The days after the Newtown massacre, I, like so many religious and civic leaders, had the difficult task of meeting with scared parents and frightened students about the school shooting. There was nothing I could say that could possibly console them or alleviate all of their fears. My role was primarily one of listening and helping people find words to describe what they were feeling.
In many streams of Jewish thought, as in many other traditions, reflection is thought to be the basis for action. Careful, thoughtful, concerted action in response to what we learn through the reflective process. To the dismay of many, we as a country have not taken decisive action to prevent gun violence.
Gun violence has continued. I and many others feel far too passive as we watch the news and see story after story about it.
But a group of thoughtful clergy is taking it upon themselves not just to talk the talk, hold the hands, and hug the grieving, but to walk the walk -- and in this case take the flight and try new approaches to preventing gun violence.

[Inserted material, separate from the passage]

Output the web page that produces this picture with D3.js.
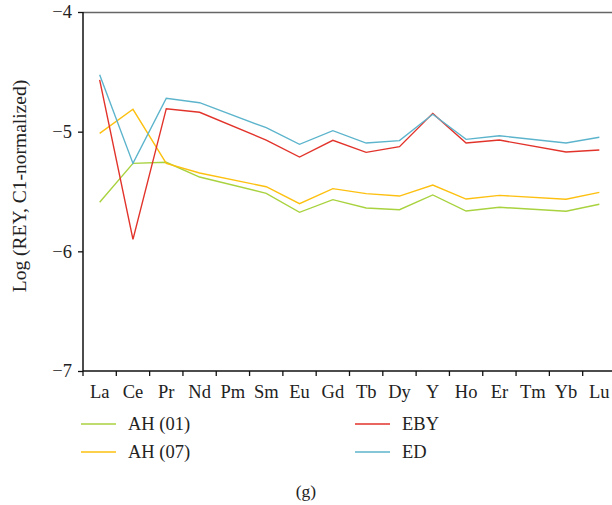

Four clergy members, in collaboration with a representative from the Industrial Areas Foundation, will visit Germany, Italy, and Austria from December 9-13 as a first step in getting the ear of gun manufacturers. They come with the promise that many, many more clergy will follow suit if they are not received and heard.
Their goals are straightforward:
- Meet with executives at the major gun manufacturers Glock, SIG Sauer, and Baretta, as well as officials, policymakers, and local leaders.
- Learn more about European efforts to develop the relatively "safe gun" and firearms tracing technologies.
- Discuss the importance of conditions placed on firearms export licenses from Europe to the U.S.
In taking this trip, the clergy also hope to honor the memories of those whose lives were lost in Newtown, and the thousands of other victims of gun violence in our communities.
Rabbi Joel Mosbacher is a friend and mentor and will be one of the clergy leading this trip. His connection to gun violence -- and passion for preventing it -- is both religiously motivated and deeply personal. Nearly 15 years ago, his father Lester was murdered at his place of work outside of Chicago. The hurt, the pain, the enduring loss is one that Rabbi Mosbacher knows to well.
But what he also embodies is a desire to harness the hurt and pain he has experienced, temper it with careful thought, and marshal it through concerted action. It is a remarkable model not only of leadership, but also of the courage we must muster to live out our values.
So many of us have directly or indirectly been affected by gun violence. So many of us understand at a personal, spiritual, and social level the insoluble pain that gun violence can cause. A year after Newtown, we are still overdue to put actions to match our words, gather for change to match our gatherings for prayer and healing.
We do honor to those lost when we live differently in homage to their memories. May their memories ever be for a blessing, as well as a call for much-needed change.
The pilgrimage of clergy representatives to Europe is but a beginning.